Güler misiniz ağlar mısınız!
★★★
Önümüz 30 Ağustos...
Bakalım bunlar o gün protokol gereği bile olsa Anıtkabir’e gidecek mi? Bu soruyu Ahlat’da sahne alan Recep Tayyip’le birlikte Devlet Bahçeli’ye de soruyorum.
Bunlar bir yanda milliyetçilikten söz eder, öbür yanda ise ulusal bayramlarımızı unutturmak ve milletin belleğinden silmek için ellerinden geleni artlarına koymazlar.
Bu gibileri iyi tanımak ve sahneledikleri oyunları hiç unutmamak gerekir.
Maaş artışları da Recep Tayyip’in elinde!Sevgili okurlarım, şu anda milyonlarca insanımız kendilerine verilecek maaş artışlarını sabırsızlıkla bekliyor.
Her konuda olduğu gibi bu konuda da son kararı Recep Tayyip verecek.
Onun onayı, emri ve talimatı olmadan herhangi bir karar verilmesi asla söz konusu değil. Siz bakmayın “Kararı hakem heyeti verecek” palavralarına.
Hiç ilgisi yok.
Varsayalım kararı Hakem Heyeti verecek...Peki kimlerden oluşuyor bu Kurul?
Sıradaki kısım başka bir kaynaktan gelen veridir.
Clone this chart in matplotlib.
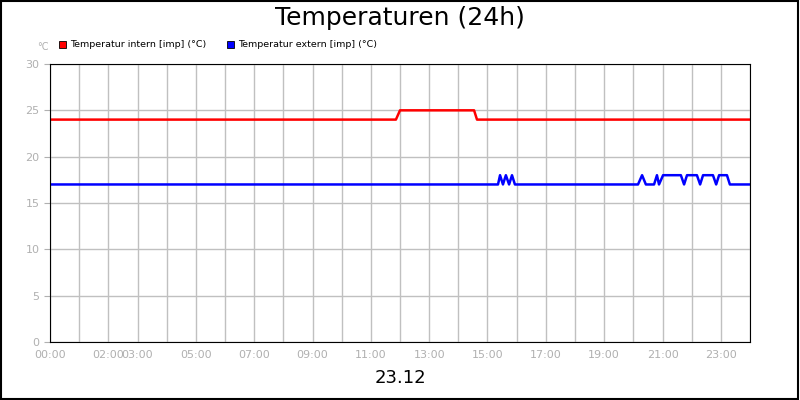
import matplotlib
matplotlib.use("Agg")
import matplotlib.pyplot as plt
from matplotlib.patches import Rectangle

# hours since 00:00
intern_t = [0, 11.86, 12.0, 14.54, 14.64, 24]
intern_v = [24, 24, 25, 25, 24, 24]

extern_t = [0, 15.36, 15.43, 15.53, 15.63, 15.74, 15.84, 15.94,
            20.16, 20.30, 20.43, 20.71, 20.81, 20.88, 21.02, 21.63, 21.74,
            21.84, 22.18, 22.29, 22.39, 22.73, 22.84, 22.94, 23.21, 23.31, 24]
extern_v = [17, 17, 18, 17, 18, 17, 18, 17,
            17, 18, 17, 17, 18, 17, 18, 18, 17,
            18, 18, 17, 18, 18, 17, 18, 18, 17, 17]

tick_hours = [0, 2, 3, 5, 7, 9, 11, 13, 15, 17, 19, 21, 23]
y_ticks = [0, 5, 10, 15, 20, 25, 30]

LABEL = "#b0b0b0"

fig = plt.figure(figsize=(8, 4), dpi=100)
fig.patch.set_facecolor("white")
fig.patches.append(Rectangle((0.001, 0.002), 0.997, 0.995, transform=fig.transFigure,
                             fill=False, ec="black", lw=1.5))
ax = fig.add_axes([0.0625, 0.145, 0.875, 0.695])

ax.plot(intern_t, intern_v, color="#ff0000", lw=1.8)
ax.plot(extern_t, extern_v, color="#0000ff", lw=1.8)

ax.set_xlim(0, 24)
ax.set_ylim(0, 30)
ax.set_xticks(range(25))
ax.set_xticklabels(["%02d:00" % h if h in tick_hours else "" for h in range(25)])
ax.set_yticks(y_ticks)
ax.grid(True, color="#c0c0c0", lw=1)
ax.set_axisbelow(True)
ax.tick_params(axis="x", length=0, labelsize=8, labelcolor=LABEL, pad=6)
ax.tick_params(axis="y", length=4, color=LABEL, labelsize=8, labelcolor=LABEL)
for s in ax.spines.values():
    s.set_color("black")

fig.text(0.5, 0.955, "Temperaturen (24h)", ha="center", va="center", fontsize=18)
fig.text(0.5, 0.055, "23.12", ha="center", va="center", fontsize=13)
fig.text(0.046, 0.882, "°C", ha="left", va="center", fontsize=7, color=LABEL)

for x0, col, label in [(0.074, "#ff0000", "Temperatur intern [imp] (°C)"),
                       (0.284, "#0000ff", "Temperatur extern [imp] (°C)")]:
    fig.patches.append(Rectangle((x0, 0.879), 0.009, 0.018, transform=fig.transFigure,
                                 fc=col, ec="black", lw=0.6))
    fig.text(x0 + 0.014, 0.888, label, ha="left", va="center", fontsize=6.8)

fig.savefig("out.png")
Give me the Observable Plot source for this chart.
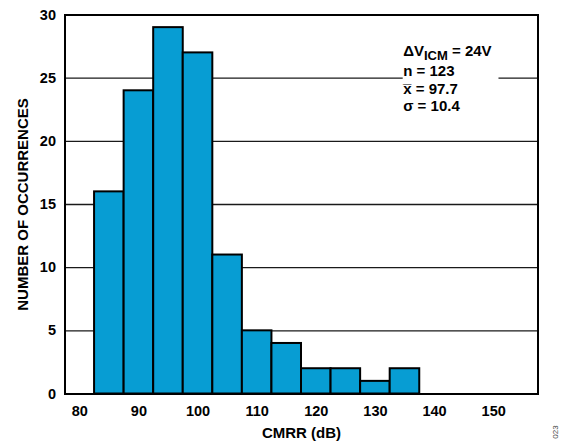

Çoğunluk her zaman olduğu gibi yine Tayyip’in emrindeki bürokratlardan. Onlar devlet memuru, verilecek emri uygulamakla görevli.
Bugün bir kez daha toplanacaklar ve kendilerine hükümet tarafından el altından iletilen zam miktarını uygun görecekler!..
Ve iş böylece bitecek.
Sonra bir takım eleştiriler yapılacak, belki sokaklarda falan bazı gösteriler düzenlenecek ama sonuç değişmeyecek.
Sonra hükümetten açıklama gelecek...
“Bir kalkınma hamlesi içindeyiz. Biraz sabırlı olalım! Memurlara ve emeklilere verilecek zamlar önümüzdeki yıllarda inşallah daha da artacak, hayat pahalılığı yok edilecek ve içinde bulunduğumuz Türkiye yüzyılı herkese refah getirecektir!”
★★★
Hakem Heyetini falan bırakın bir yana...
Ancak şu bizim meşhur Saray’da ikamet etmekte olanların sadece dünyadan değil fiyatlardan da haberi yok.
Karpuzun artık dilimle, şeftalinin, limonun taneyle satıldığı ortamı onlar bilmezler çünkü her biri krallar gibi yaşıyor. Onların geçim derdi yok. Keyifleri gıcır.
Amaçları verilmesi yasal açıdan zorunlu olan zamları mümkün olduğunca düşük tutup bir yıl daha kazanmak. Seneye Allah kerim!
Onlar şimdi Ahlat Sarayında Malazgirt zaferini kutluyor, toplama kalabıklara mitingler düzenletip nutuk atıyor...
Ve işin ilginç yanı, bu gibi rezaletlere her gün tanık olan milyonlarca memur ve emeklimizden bazıları bunlara hâlâ ve ısrarla oy vermeye devam ediyor!